━━ Material for the task

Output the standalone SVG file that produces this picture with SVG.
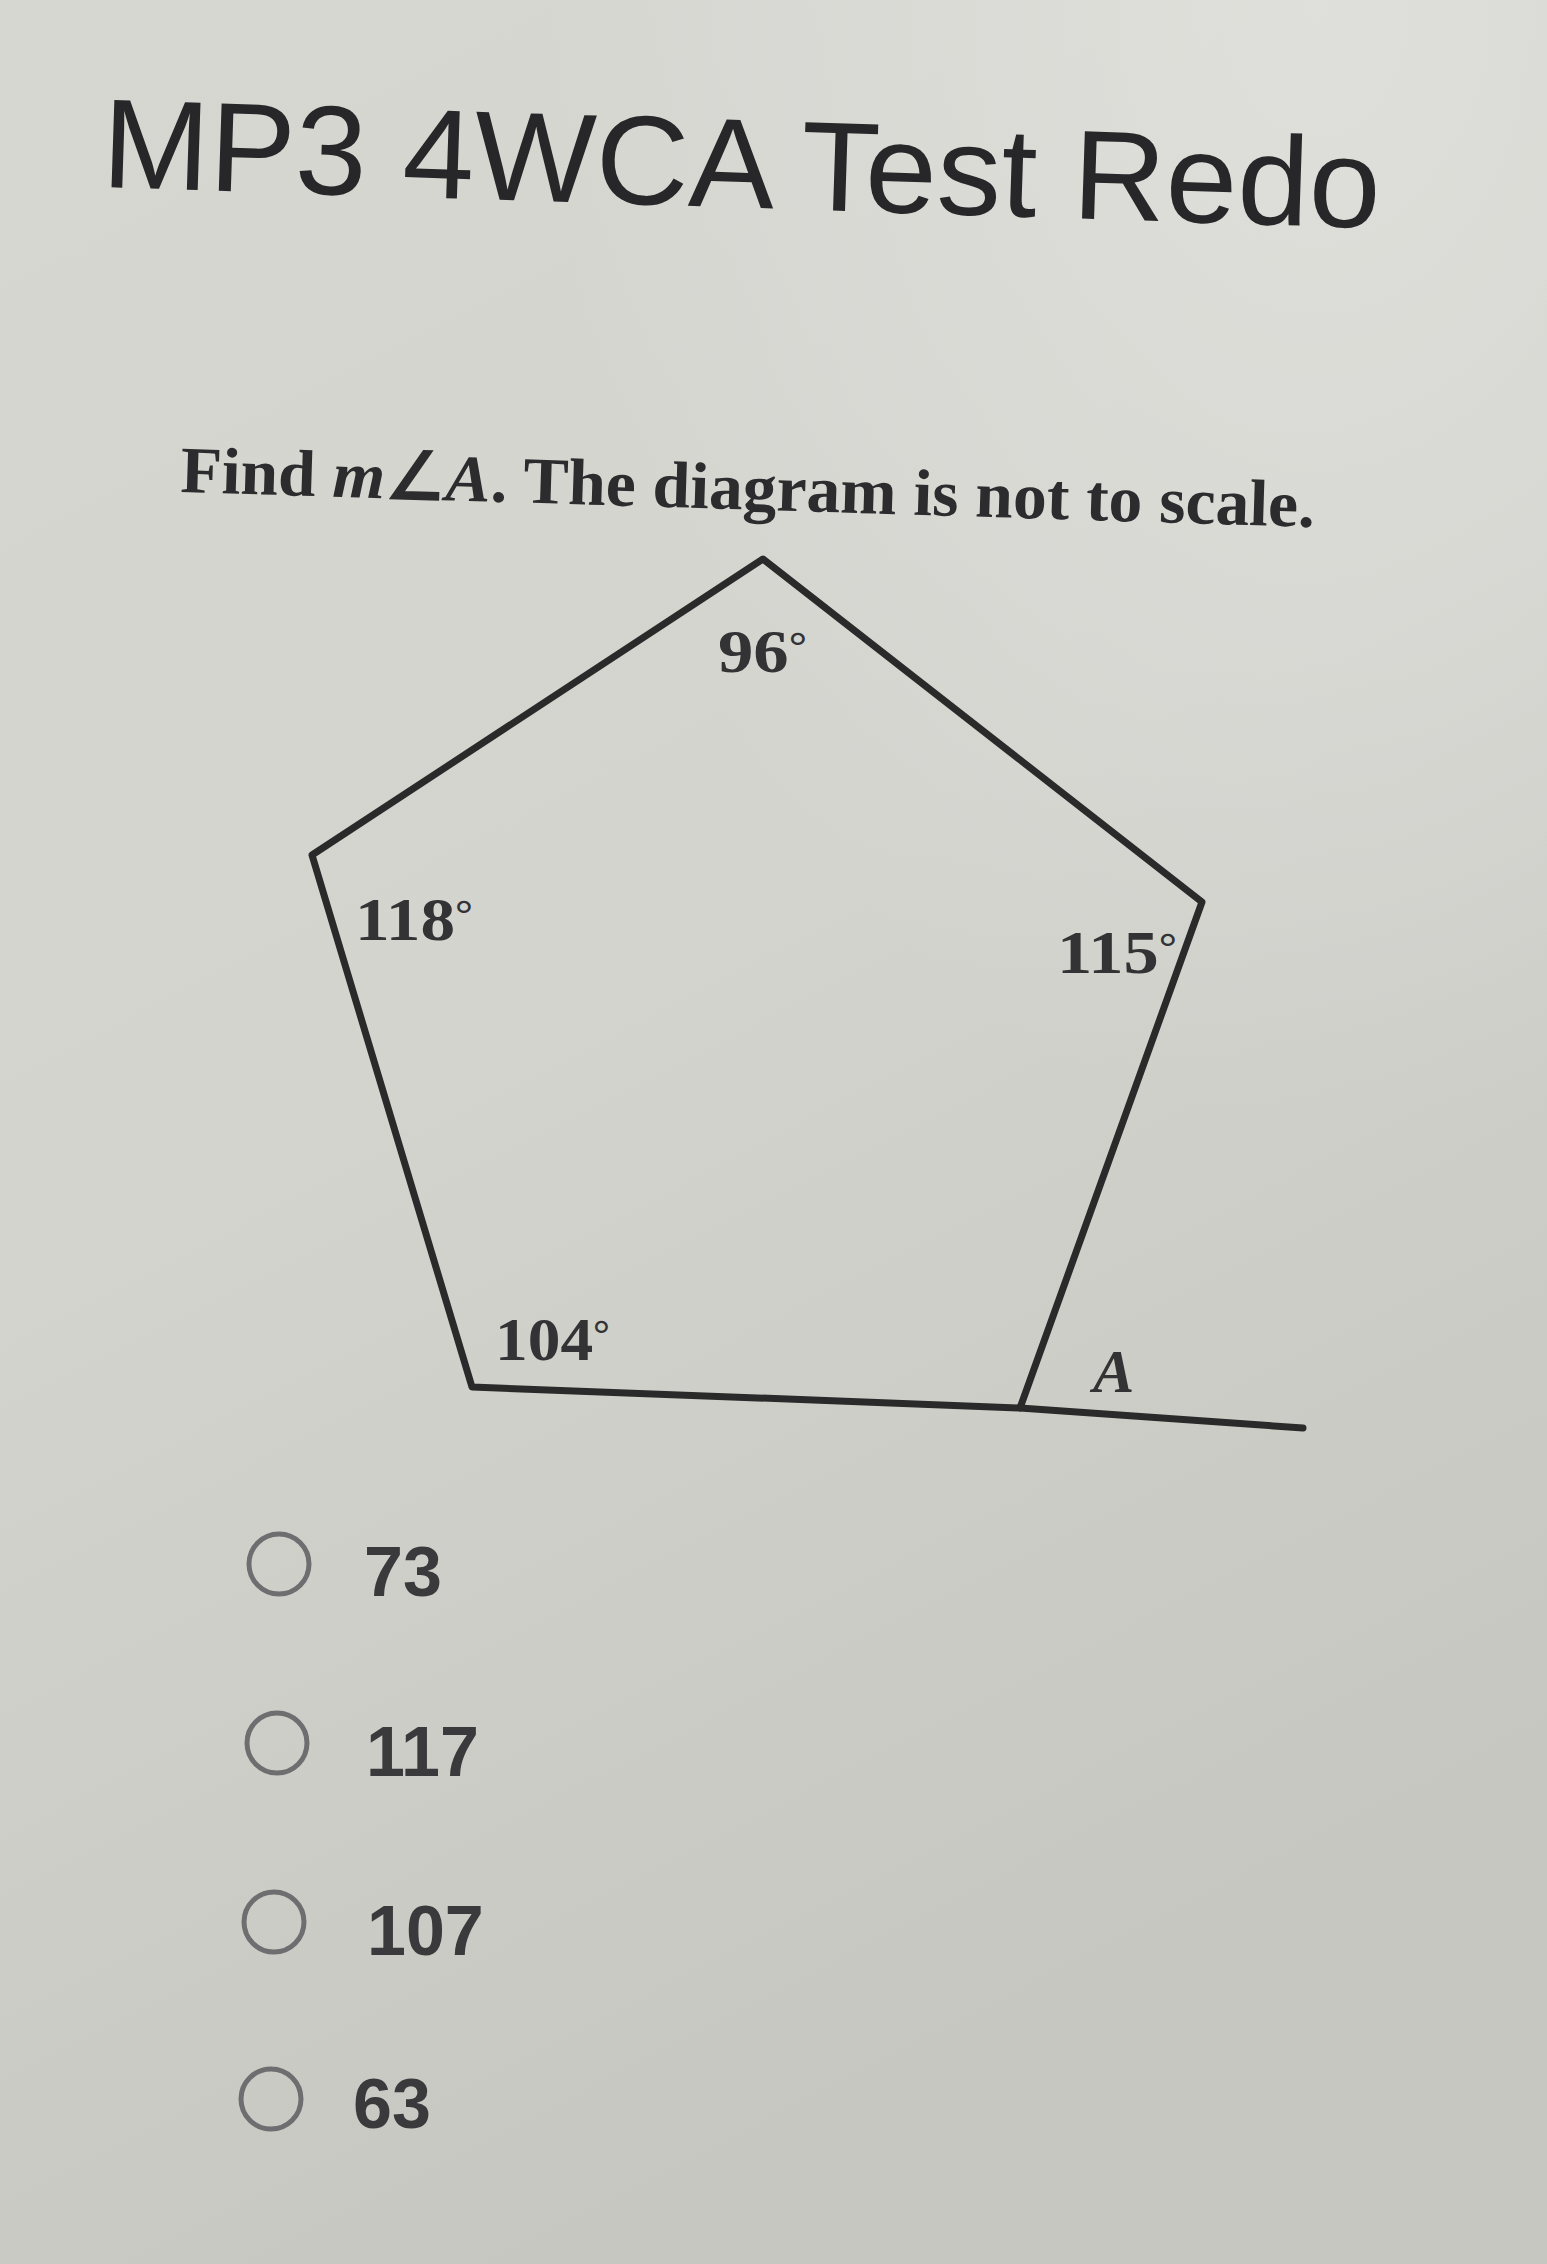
<svg xmlns="http://www.w3.org/2000/svg" width="1547" height="2264" viewBox="0 0 1547 2264">
  <defs>
    <linearGradient id="bg" x1="0" y1="0" x2="0.35" y2="1">
      <stop offset="0" stop-color="#d6d7d1"/>
      <stop offset="0.5" stop-color="#d3d4ce"/>
      <stop offset="1" stop-color="#c6c7c1"/>
    </linearGradient>
    <radialGradient id="glow" cx="0.85" cy="0" r="0.5">
      <stop offset="0" stop-color="#e4e4e0" stop-opacity="0.7"/>
      <stop offset="1" stop-color="#e4e4e0" stop-opacity="0"/>
    </radialGradient>
    <style>
      .title { font-family: "Liberation Sans", Arial, sans-serif; font-size: 127px; fill: #27272a; }
      .q { font-family: "Liberation Serif", "Times New Roman", serif; font-weight: bold; font-size: 66px; fill: #2c2c2e; }
      .lbl { font-family: "Liberation Serif", "Times New Roman", serif; font-weight: bold; font-size: 62px; fill: #333335; }
      .deg { font-size: 40px; }
      .edge { fill: none; stroke: #2a2a2b; stroke-width: 7; stroke-linejoin: round; stroke-linecap: round; }
      .radio { fill: none; stroke: #6e6e70; stroke-width: 5; }
      .opt { font-family: "Liberation Sans", Arial, sans-serif; font-weight: bold; font-size: 70px; fill: #3a3a3d; }
    </style>
  </defs>
  <rect x="0" y="0" width="1547" height="2264" fill="url(#bg)"/>
  <rect x="0" y="0" width="1547" height="2264" fill="url(#glow)"/>

  <g id="title">
    <text class="title" x="101" y="187" textLength="1279" lengthAdjust="spacingAndGlyphs" transform="rotate(1.84 101 187)">MP3 4WCA Test Redo</text>
  </g>

  <g id="question">
    <text class="q" x="180" y="492" textLength="1135" lengthAdjust="spacingAndGlyphs" transform="rotate(1.77 180 492)">Find <tspan font-style="italic">m</tspan>∠<tspan font-style="italic">A</tspan>. The diagram is not to scale.</text>
  </g>

  <g id="connectors">
    <polygon id="pentagon" class="edge" points="763,559 1202,902 1020,1408 472,1387 312,855"/>
    <line id="extension" class="edge" x1="1020" y1="1408" x2="1303" y2="1428"/>
  </g>

  <g id="angle-96">
    <text class="lbl" x="718" y="672" textLength="89" lengthAdjust="spacingAndGlyphs">96<tspan class="deg" dy="-12">°</tspan></text>
  </g>
  <g id="angle-118">
    <text class="lbl" x="355" y="940" textLength="118" lengthAdjust="spacingAndGlyphs">118<tspan class="deg" dy="-12">°</tspan></text>
  </g>
  <g id="angle-115">
    <text class="lbl" x="1057" y="973" textLength="120" lengthAdjust="spacingAndGlyphs">115<tspan class="deg" dy="-12">°</tspan></text>
  </g>
  <g id="angle-104">
    <text class="lbl" x="495" y="1360" textLength="115" lengthAdjust="spacingAndGlyphs">104<tspan class="deg" dy="-12">°</tspan></text>
  </g>
  <g id="angle-A">
    <text class="lbl" x="1093" y="1392" font-style="italic">A</text>
  </g>

  <g id="option-73">
    <circle class="radio" cx="279" cy="1564" r="30"/>
    <text class="opt" x="364" y="1596">73</text>
  </g>
  <g id="option-117">
    <circle class="radio" cx="277" cy="1743" r="30"/>
    <text class="opt" x="366" y="1776">117</text>
  </g>
  <g id="option-107">
    <circle class="radio" cx="274" cy="1922" r="30"/>
    <text class="opt" x="367" y="1955">107</text>
  </g>
  <g id="option-63">
    <circle class="radio" cx="271" cy="2099" r="30"/>
    <text class="opt" x="353" y="2128">63</text>
  </g>
</svg>
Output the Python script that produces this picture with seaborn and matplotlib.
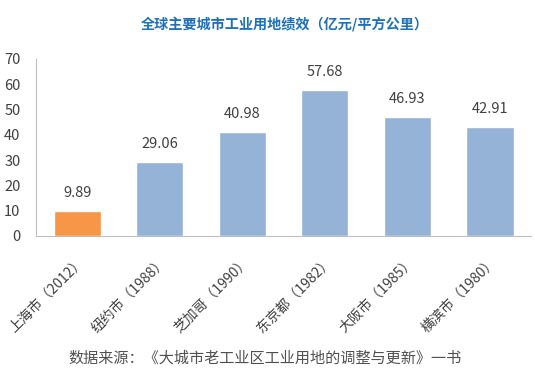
import matplotlib
matplotlib.use("Agg")
import matplotlib.pyplot as plt
import seaborn as sns
import pandas as pd

# 数据
cities = ["上海市（2012）", "纽约市（1988）", "芝加哥（1990）", "东京都（1982）", "大阪市（1985）", "横滨市（1980）"]
values = [9.89, 29.06, 40.98, 57.68, 46.93, 42.91]
bar_colors = ["#F79646", "#95B3D7", "#95B3D7", "#95B3D7", "#95B3D7", "#95B3D7"]

sns.set_style("white")
plt.rcParams['font.family'] = ['Noto Sans CJK SC', 'DejaVu Sans']

df = pd.DataFrame({"城市": cities, "绩效": values})

fig = plt.figure(figsize=(5.35, 3.75), dpi=100)
ax = fig.add_axes([0.067, 0.371, 0.926, 0.472])

sns.barplot(data=df, x="城市", y="绩效", hue="城市", palette=bar_colors,
            legend=False, width=0.57, saturation=1, ax=ax)

# 数据标签
for i, v in enumerate(values):
    ax.annotate(f"{v:.2f}", (i, v), xytext=(0, 8), textcoords="offset points",
                ha="center", va="bottom", fontsize=10.5, color="#404040")

ax.set_ylim(0, 70)
ax.set_xlim(-0.5, len(cities) - 0.5)
ax.set_yticks(range(0, 71, 10))
ax.set_xlabel("")
ax.set_ylabel("")
ax.tick_params(axis="y", length=0, labelsize=10.5, labelcolor="#404040", pad=11)
ax.tick_params(axis="x", length=0, labelsize=10, labelcolor="#404040", pad=13)
plt.setp(ax.get_xticklabels(), rotation=45, ha="right", rotation_mode="anchor")

for s in ["top", "right"]:
    ax.spines[s].set_visible(False)
ax.spines["left"].set_color("#BFBFBF")
ax.spines["bottom"].set_color("#BFBFBF")

fig.text(0.533, 0.933, "全球主要城市工业用地绩效（亿元/平方公里）", ha="center", va="center",
         fontsize=10.2, fontweight="bold", color="#1F70B8")
fig.text(0.495, 0.045, "数据来源：《大城市老工业区工业用地的调整与更新》一书", ha="center", va="center",
         fontsize=10.9, color="#505050")

fig.savefig("out.png", dpi=100)
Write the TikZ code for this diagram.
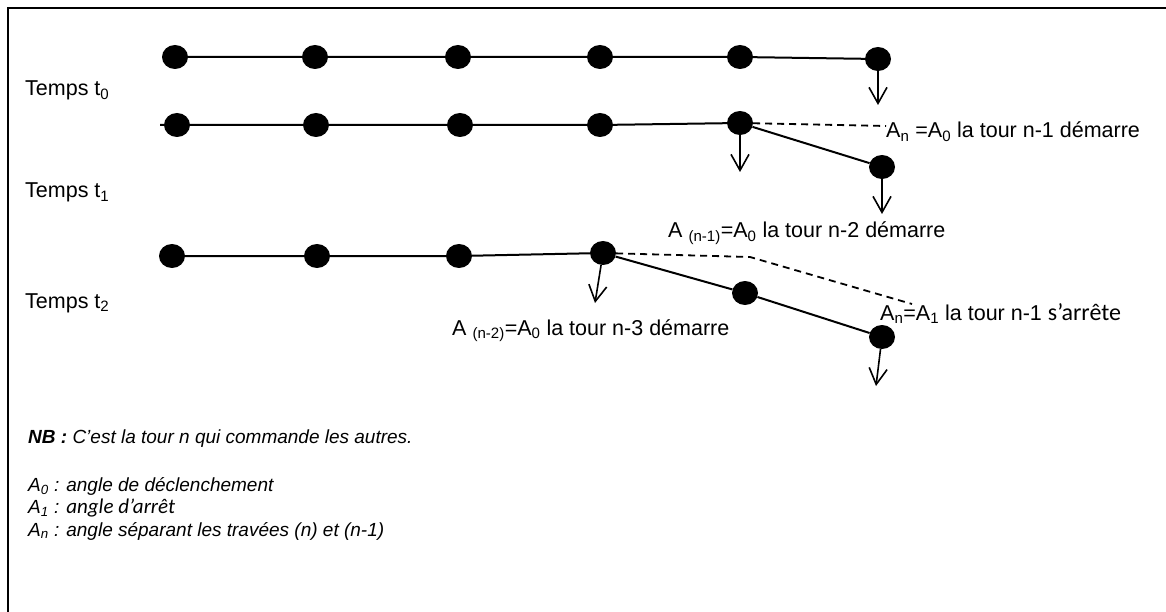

━━━━

The records above must be printed exactly; the pictures stay out.

Output the standalone SVG file that produces this picture with SVG.
<svg xmlns="http://www.w3.org/2000/svg" width="1547" height="2264" viewBox="0 0 1547 2264">
  <defs>
    <linearGradient id="bg" x1="0" y1="0" x2="0.35" y2="1">
      <stop offset="0" stop-color="#d6d7d1"/>
      <stop offset="0.5" stop-color="#d3d4ce"/>
      <stop offset="1" stop-color="#c6c7c1"/>
    </linearGradient>
    <radialGradient id="glow" cx="0.85" cy="0" r="0.5">
      <stop offset="0" stop-color="#e4e4e0" stop-opacity="0.7"/>
      <stop offset="1" stop-color="#e4e4e0" stop-opacity="0"/>
    </radialGradient>
    <style>
      .title { font-family: "Liberation Sans", Arial, sans-serif; font-size: 127px; fill: #27272a; }
      .q { font-family: "Liberation Serif", "Times New Roman", serif; font-weight: bold; font-size: 66px; fill: #2c2c2e; }
      .lbl { font-family: "Liberation Serif", "Times New Roman", serif; font-weight: bold; font-size: 62px; fill: #333335; }
      .deg { font-size: 40px; }
      .edge { fill: none; stroke: #2a2a2b; stroke-width: 7; stroke-linejoin: round; stroke-linecap: round; }
      .radio { fill: none; stroke: #6e6e70; stroke-width: 5; }
      .opt { font-family: "Liberation Sans", Arial, sans-serif; font-weight: bold; font-size: 70px; fill: #3a3a3d; }
    </style>
  </defs>
  <rect x="0" y="0" width="1547" height="2264" fill="url(#bg)"/>
  <rect x="0" y="0" width="1547" height="2264" fill="url(#glow)"/>

  <g id="title">
    <text class="title" x="101" y="187" textLength="1279" lengthAdjust="spacingAndGlyphs" transform="rotate(1.84 101 187)">MP3 4WCA Test Redo</text>
  </g>

  <g id="question">
    <text class="q" x="180" y="492" textLength="1135" lengthAdjust="spacingAndGlyphs" transform="rotate(1.77 180 492)">Find <tspan font-style="italic">m</tspan>∠<tspan font-style="italic">A</tspan>. The diagram is not to scale.</text>
  </g>

  <g id="connectors">
    <polygon id="pentagon" class="edge" points="763,559 1202,902 1020,1408 472,1387 312,855"/>
    <line id="extension" class="edge" x1="1020" y1="1408" x2="1303" y2="1428"/>
  </g>

  <g id="angle-96">
    <text class="lbl" x="718" y="672" textLength="89" lengthAdjust="spacingAndGlyphs">96<tspan class="deg" dy="-12">°</tspan></text>
  </g>
  <g id="angle-118">
    <text class="lbl" x="355" y="940" textLength="118" lengthAdjust="spacingAndGlyphs">118<tspan class="deg" dy="-12">°</tspan></text>
  </g>
  <g id="angle-115">
    <text class="lbl" x="1057" y="973" textLength="120" lengthAdjust="spacingAndGlyphs">115<tspan class="deg" dy="-12">°</tspan></text>
  </g>
  <g id="angle-104">
    <text class="lbl" x="495" y="1360" textLength="115" lengthAdjust="spacingAndGlyphs">104<tspan class="deg" dy="-12">°</tspan></text>
  </g>
  <g id="angle-A">
    <text class="lbl" x="1093" y="1392" font-style="italic">A</text>
  </g>

  <g id="option-73">
    <circle class="radio" cx="279" cy="1564" r="30"/>
    <text class="opt" x="364" y="1596">73</text>
  </g>
  <g id="option-117">
    <circle class="radio" cx="277" cy="1743" r="30"/>
    <text class="opt" x="366" y="1776">117</text>
  </g>
  <g id="option-107">
    <circle class="radio" cx="274" cy="1922" r="30"/>
    <text class="opt" x="367" y="1955">107</text>
  </g>
  <g id="option-63">
    <circle class="radio" cx="271" cy="2099" r="30"/>
    <text class="opt" x="353" y="2128">63</text>
  </g>
</svg>
Output the Python script that produces this picture with seaborn and matplotlib.
import matplotlib
matplotlib.use("Agg")
import matplotlib.pyplot as plt
import seaborn as sns
import pandas as pd

# 数据
cities = ["上海市（2012）", "纽约市（1988）", "芝加哥（1990）", "东京都（1982）", "大阪市（1985）", "横滨市（1980）"]
values = [9.89, 29.06, 40.98, 57.68, 46.93, 42.91]
bar_colors = ["#F79646", "#95B3D7", "#95B3D7", "#95B3D7", "#95B3D7", "#95B3D7"]

sns.set_style("white")
plt.rcParams['font.family'] = ['Noto Sans CJK SC', 'DejaVu Sans']

df = pd.DataFrame({"城市": cities, "绩效": values})

fig = plt.figure(figsize=(5.35, 3.75), dpi=100)
ax = fig.add_axes([0.067, 0.371, 0.926, 0.472])

sns.barplot(data=df, x="城市", y="绩效", hue="城市", palette=bar_colors,
            legend=False, width=0.57, saturation=1, ax=ax)

# 数据标签
for i, v in enumerate(values):
    ax.annotate(f"{v:.2f}", (i, v), xytext=(0, 8), textcoords="offset points",
                ha="center", va="bottom", fontsize=10.5, color="#404040")

ax.set_ylim(0, 70)
ax.set_xlim(-0.5, len(cities) - 0.5)
ax.set_yticks(range(0, 71, 10))
ax.set_xlabel("")
ax.set_ylabel("")
ax.tick_params(axis="y", length=0, labelsize=10.5, labelcolor="#404040", pad=11)
ax.tick_params(axis="x", length=0, labelsize=10, labelcolor="#404040", pad=13)
plt.setp(ax.get_xticklabels(), rotation=45, ha="right", rotation_mode="anchor")

for s in ["top", "right"]:
    ax.spines[s].set_visible(False)
ax.spines["left"].set_color("#BFBFBF")
ax.spines["bottom"].set_color("#BFBFBF")

fig.text(0.533, 0.933, "全球主要城市工业用地绩效（亿元/平方公里）", ha="center", va="center",
         fontsize=10.2, fontweight="bold", color="#1F70B8")
fig.text(0.495, 0.045, "数据来源：《大城市老工业区工业用地的调整与更新》一书", ha="center", va="center",
         fontsize=10.9, color="#505050")

fig.savefig("out.png", dpi=100)
Write the TikZ code for this diagram.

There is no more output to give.